• **WHAT IS ASKED**
Restate the data word for word and leave the images out.
·····
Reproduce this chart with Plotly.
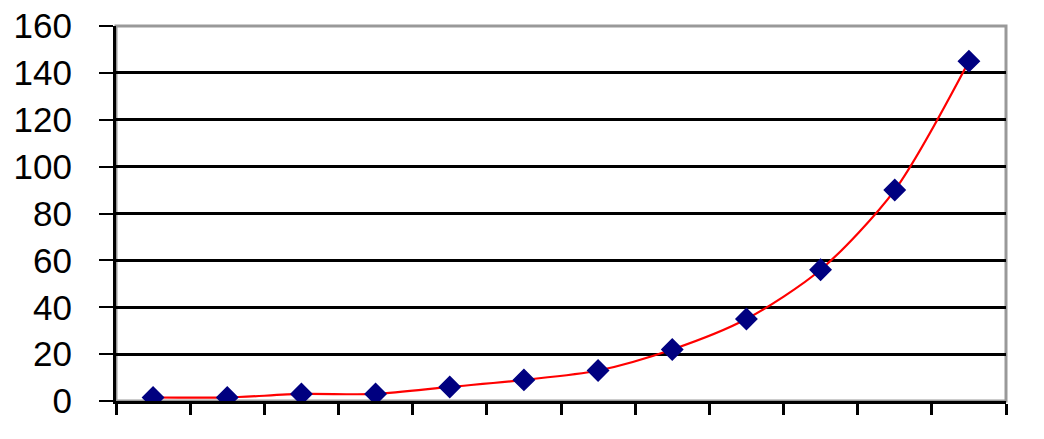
import plotly.graph_objects as go

categories = list(range(1, 13))
values = [1.5, 1.5, 3, 3, 6, 9, 13, 22, 35, 56, 90, 145]
y_ticks = [0, 20, 40, 60, 80, 100, 120, 140, 160]
x_boundaries = [c - 0.5 for c in categories] + [categories[-1] + 0.5]

fig = go.Figure()
fig.add_trace(go.Scatter(
    x=categories, y=values, mode="lines",
    line=dict(color="#FF0000", width=2.2, shape="spline", smoothing=0.8),
    hoverinfo="skip", showlegend=False))
fig.add_trace(go.Scatter(
    x=categories, y=values, mode="markers",
    marker=dict(symbol="diamond", size=16, color="#000080",
                line=dict(width=1.5, color="#000080")),
    showlegend=False))

fig.update_layout(
    width=1044, height=439,
    margin=dict(l=108, r=46, t=18, b=46, autoexpand=False),
    paper_bgcolor="white", plot_bgcolor="white",
    font=dict(family="Liberation Sans, Arial, sans-serif", size=35, color="black"),
    shapes=[dict(type="rect", xref="paper", yref="paper", x0=0, x1=1, y0=0, y1=1,
                 line=dict(color="#999999", width=3), layer="below")],
)
fig.update_xaxes(
    range=[x_boundaries[0], x_boundaries[-1]], automargin=False,
    tickmode="array", tickvals=x_boundaries, showticklabels=False,
    ticks="outside", ticklen=11, tickwidth=3, tickcolor="black",
    showgrid=False, zeroline=False,
    showline=True, linecolor="black", linewidth=3)
fig.update_yaxes(
    range=[0, 160], tickmode="array", tickvals=y_ticks, automargin=False,
    ticks="outside", ticklen=14, tickwidth=2, tickcolor="black",
    ticklabelstandoff=20, ticklabeloverflow="allow",
    showgrid=True, gridcolor="black", gridwidth=2.5,
    zeroline=False, showline=True, linecolor="black", linewidth=3)

fig.write_html("out.html")
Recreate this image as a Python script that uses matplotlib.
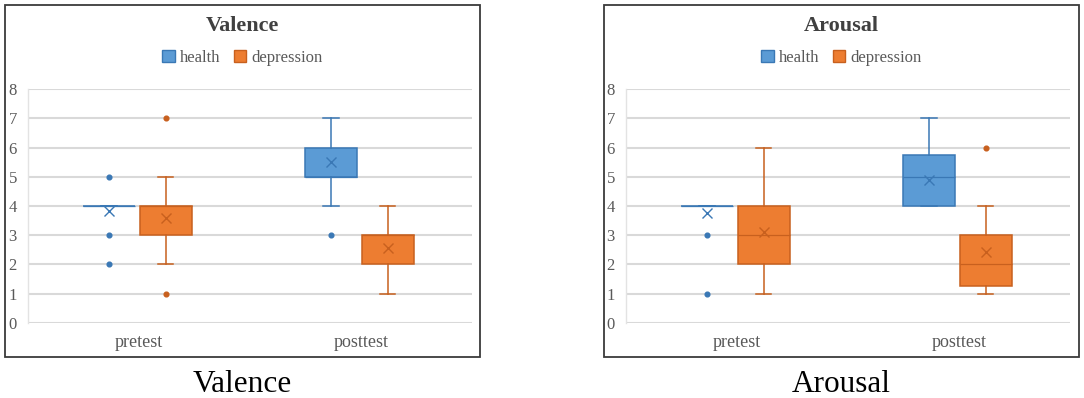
#!/usr/bin/env python3

import matplotlib
matplotlib.use('Agg')
from matplotlib import pyplot as plt
from matplotlib.patches import Patch, Rectangle

plt.rcParams['font.family'] = ['Liberation Serif', 'DejaVu Serif']

categories = ['pretest', 'posttest']
groups = ['health', 'depression']

# each stat: [health, depression], each of them [pretest, posttest]
valence_q1 = [[4, 5], [3, 2]]
valence_med = [[4, 5], [4, 3]]
valence_q3 = [[4, 6], [4, 3]]
valence_wlo = [[4, 4], [2, 1]]
valence_whi = [[4, 7], [5, 4]]
valence_mean = [[3.83, 5.5], [3.6, 2.57]]
valence_fliers = [[[5, 3, 2], [3]], [[7, 1], []]]

arousal_q1 = [[4, 4], [2, 1.25]]
arousal_med = [[4, 5], [3, 2]]
arousal_q3 = [[4, 5.75], [4, 3]]
arousal_wlo = [[4, 4], [1, 1]]
arousal_whi = [[4, 7], [6, 4]]
arousal_mean = [[3.75, 4.89], [3.1, 2.43]]
arousal_fliers = [[[3, 1], []], [[], [6]]]

fills = ['#5B9BD5', '#ED7D31']
edges = ['#3A78B5', '#C8601E']
offsets = [-0.135, 0.12]

W, H = 1084, 398
fig = plt.figure(figsize=(W / 100, H / 100), dpi=100)


def draw_panel(ax_left, q1, med, q3, wlo, whi, mean, fliers, name, px0, px1):
    ax = fig.add_axes([ax_left / W, 1 - 322.7 / H, 444 / W, 233.4 / H])
    for g in range(2):
        stats = []
        for c in range(2):
            stats.append({'q1': q1[g][c], 'med': med[g][c], 'q3': q3[g][c],
                          'whislo': wlo[g][c], 'whishi': whi[g][c],
                          'mean': mean[g][c], 'fliers': fliers[g][c]})
        pos = [c + offsets[g] for c in range(2)]
        ax.bxp(stats, positions=pos, widths=0.235, patch_artist=True,
               showmeans=True, capwidths=0.068, manage_ticks=False,
               boxprops=dict(facecolor=fills[g], edgecolor=edges[g], linewidth=1.1),
               medianprops=dict(color=edges[g], linewidth=0.9),
               whiskerprops=dict(color=edges[g], linewidth=1.1),
               capprops=dict(color=edges[g], linewidth=1.1),
               meanprops=dict(marker='x', markeredgecolor=edges[g],
                              markersize=7, markeredgewidth=1.0),
               flierprops=dict(marker='o', markerfacecolor=edges[g],
                               markeredgecolor=edges[g], markersize=3.4))

    ax.set_xlim(-0.5, 1.5)
    ax.set_ylim(0, 8)
    ax.set_yticks(range(9))
    ax.set_xticks(range(len(categories)))
    ax.set_xticklabels(categories)
    ax.tick_params(axis='both', length=0, labelsize=12, colors='#595959')
    ax.tick_params(axis='x', labelsize=13, pad=8)
    ax.tick_params(axis='y', pad=8)
    ax.grid(axis='y', color='#D9D9D9', linewidth=1.5)
    ax.set_axisbelow(True)
    for s in ['top', 'right', 'bottom']:
        ax.spines[s].set_visible(False)
    ax.spines['left'].set_color('#E3E3E3')
    ax.spines['left'].set_linewidth(1.0)

    cx = (px0 + px1) / 2 / W
    fig.text(cx, 1 - 30.7 / H, name, ha='center', va='baseline',
             fontsize=16, fontweight='bold', color='#404040')
    handles = [Patch(facecolor=fills[g], edgecolor=edges[g], label=groups[g]) for g in range(2)]
    fig.legend(handles=handles, loc='center', bbox_to_anchor=(cx, 1 - 58 / H),
               ncol=2, frameon=False, fontsize=12, handlelength=0.75,
               handleheight=0.75, handletextpad=0.3, columnspacing=0.8,
               labelcolor='#595959')
    fig.add_artist(Rectangle((px0 / W, 1 - 357 / H), (px1 - px0) / W, 352 / H,
                             transform=fig.transFigure, fill=False,
                             edgecolor='#3A3A3A', linewidth=1.3))
    fig.text(cx, 1 - 392 / H, name, ha='center', va='baseline', fontsize=22.5)


draw_panel(28, valence_q1, valence_med, valence_q3, valence_wlo, valence_whi,
           valence_mean, valence_fliers, 'Valence', 5, 480)
draw_panel(626, arousal_q1, arousal_med, arousal_q3, arousal_wlo, arousal_whi,
           arousal_mean, arousal_fliers, 'Arousal', 604, 1079)

plt.savefig('out.png', dpi=100)
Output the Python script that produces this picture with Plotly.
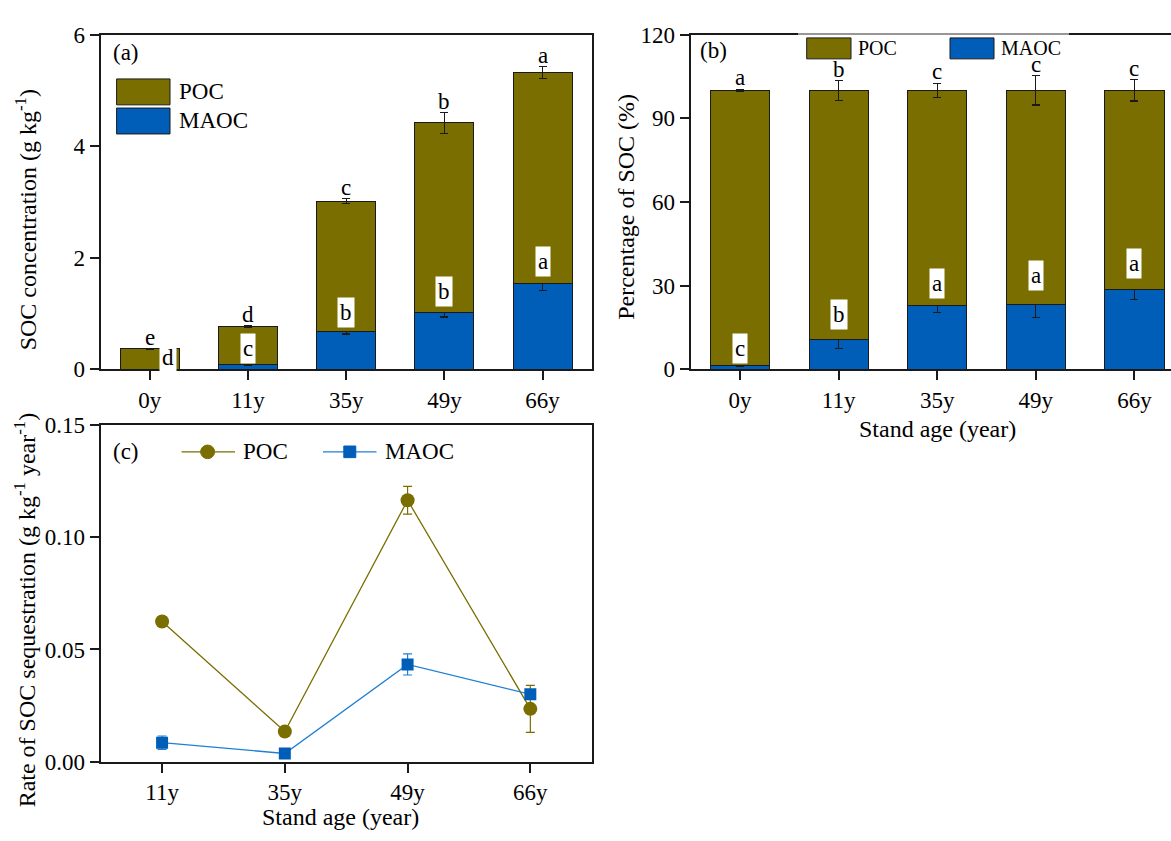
·····
• **TASK RESULT**
Reproduce this chart with Plotly.
import plotly.graph_objects as go

categories = list(range(1, 13))
values = [1.5, 1.5, 3, 3, 6, 9, 13, 22, 35, 56, 90, 145]
y_ticks = [0, 20, 40, 60, 80, 100, 120, 140, 160]
x_boundaries = [c - 0.5 for c in categories] + [categories[-1] + 0.5]

fig = go.Figure()
fig.add_trace(go.Scatter(
    x=categories, y=values, mode="lines",
    line=dict(color="#FF0000", width=2.2, shape="spline", smoothing=0.8),
    hoverinfo="skip", showlegend=False))
fig.add_trace(go.Scatter(
    x=categories, y=values, mode="markers",
    marker=dict(symbol="diamond", size=16, color="#000080",
                line=dict(width=1.5, color="#000080")),
    showlegend=False))

fig.update_layout(
    width=1044, height=439,
    margin=dict(l=108, r=46, t=18, b=46, autoexpand=False),
    paper_bgcolor="white", plot_bgcolor="white",
    font=dict(family="Liberation Sans, Arial, sans-serif", size=35, color="black"),
    shapes=[dict(type="rect", xref="paper", yref="paper", x0=0, x1=1, y0=0, y1=1,
                 line=dict(color="#999999", width=3), layer="below")],
)
fig.update_xaxes(
    range=[x_boundaries[0], x_boundaries[-1]], automargin=False,
    tickmode="array", tickvals=x_boundaries, showticklabels=False,
    ticks="outside", ticklen=11, tickwidth=3, tickcolor="black",
    showgrid=False, zeroline=False,
    showline=True, linecolor="black", linewidth=3)
fig.update_yaxes(
    range=[0, 160], tickmode="array", tickvals=y_ticks, automargin=False,
    ticks="outside", ticklen=14, tickwidth=2, tickcolor="black",
    ticklabelstandoff=20, ticklabeloverflow="allow",
    showgrid=True, gridcolor="black", gridwidth=2.5,
    zeroline=False, showline=True, linecolor="black", linewidth=3)

fig.write_html("out.html")
Recreate this image as a Python script that uses matplotlib.
#!/usr/bin/env python3

import matplotlib
matplotlib.use('Agg')
from matplotlib import pyplot as plt
from matplotlib.patches import Patch, Rectangle

plt.rcParams['font.family'] = ['Liberation Serif', 'DejaVu Serif']

categories = ['pretest', 'posttest']
groups = ['health', 'depression']

# each stat: [health, depression], each of them [pretest, posttest]
valence_q1 = [[4, 5], [3, 2]]
valence_med = [[4, 5], [4, 3]]
valence_q3 = [[4, 6], [4, 3]]
valence_wlo = [[4, 4], [2, 1]]
valence_whi = [[4, 7], [5, 4]]
valence_mean = [[3.83, 5.5], [3.6, 2.57]]
valence_fliers = [[[5, 3, 2], [3]], [[7, 1], []]]

arousal_q1 = [[4, 4], [2, 1.25]]
arousal_med = [[4, 5], [3, 2]]
arousal_q3 = [[4, 5.75], [4, 3]]
arousal_wlo = [[4, 4], [1, 1]]
arousal_whi = [[4, 7], [6, 4]]
arousal_mean = [[3.75, 4.89], [3.1, 2.43]]
arousal_fliers = [[[3, 1], []], [[], [6]]]

fills = ['#5B9BD5', '#ED7D31']
edges = ['#3A78B5', '#C8601E']
offsets = [-0.135, 0.12]

W, H = 1084, 398
fig = plt.figure(figsize=(W / 100, H / 100), dpi=100)


def draw_panel(ax_left, q1, med, q3, wlo, whi, mean, fliers, name, px0, px1):
    ax = fig.add_axes([ax_left / W, 1 - 322.7 / H, 444 / W, 233.4 / H])
    for g in range(2):
        stats = []
        for c in range(2):
            stats.append({'q1': q1[g][c], 'med': med[g][c], 'q3': q3[g][c],
                          'whislo': wlo[g][c], 'whishi': whi[g][c],
                          'mean': mean[g][c], 'fliers': fliers[g][c]})
        pos = [c + offsets[g] for c in range(2)]
        ax.bxp(stats, positions=pos, widths=0.235, patch_artist=True,
               showmeans=True, capwidths=0.068, manage_ticks=False,
               boxprops=dict(facecolor=fills[g], edgecolor=edges[g], linewidth=1.1),
               medianprops=dict(color=edges[g], linewidth=0.9),
               whiskerprops=dict(color=edges[g], linewidth=1.1),
               capprops=dict(color=edges[g], linewidth=1.1),
               meanprops=dict(marker='x', markeredgecolor=edges[g],
                              markersize=7, markeredgewidth=1.0),
               flierprops=dict(marker='o', markerfacecolor=edges[g],
                               markeredgecolor=edges[g], markersize=3.4))

    ax.set_xlim(-0.5, 1.5)
    ax.set_ylim(0, 8)
    ax.set_yticks(range(9))
    ax.set_xticks(range(len(categories)))
    ax.set_xticklabels(categories)
    ax.tick_params(axis='both', length=0, labelsize=12, colors='#595959')
    ax.tick_params(axis='x', labelsize=13, pad=8)
    ax.tick_params(axis='y', pad=8)
    ax.grid(axis='y', color='#D9D9D9', linewidth=1.5)
    ax.set_axisbelow(True)
    for s in ['top', 'right', 'bottom']:
        ax.spines[s].set_visible(False)
    ax.spines['left'].set_color('#E3E3E3')
    ax.spines['left'].set_linewidth(1.0)

    cx = (px0 + px1) / 2 / W
    fig.text(cx, 1 - 30.7 / H, name, ha='center', va='baseline',
             fontsize=16, fontweight='bold', color='#404040')
    handles = [Patch(facecolor=fills[g], edgecolor=edges[g], label=groups[g]) for g in range(2)]
    fig.legend(handles=handles, loc='center', bbox_to_anchor=(cx, 1 - 58 / H),
               ncol=2, frameon=False, fontsize=12, handlelength=0.75,
               handleheight=0.75, handletextpad=0.3, columnspacing=0.8,
               labelcolor='#595959')
    fig.add_artist(Rectangle((px0 / W, 1 - 357 / H), (px1 - px0) / W, 352 / H,
                             transform=fig.transFigure, fill=False,
                             edgecolor='#3A3A3A', linewidth=1.3))
    fig.text(cx, 1 - 392 / H, name, ha='center', va='baseline', fontsize=22.5)


draw_panel(28, valence_q1, valence_med, valence_q3, valence_wlo, valence_whi,
           valence_mean, valence_fliers, 'Valence', 5, 480)
draw_panel(626, arousal_q1, arousal_med, arousal_q3, arousal_wlo, arousal_whi,
           arousal_mean, arousal_fliers, 'Arousal', 604, 1079)

plt.savefig('out.png', dpi=100)
Output the Python script that produces this picture with Plotly.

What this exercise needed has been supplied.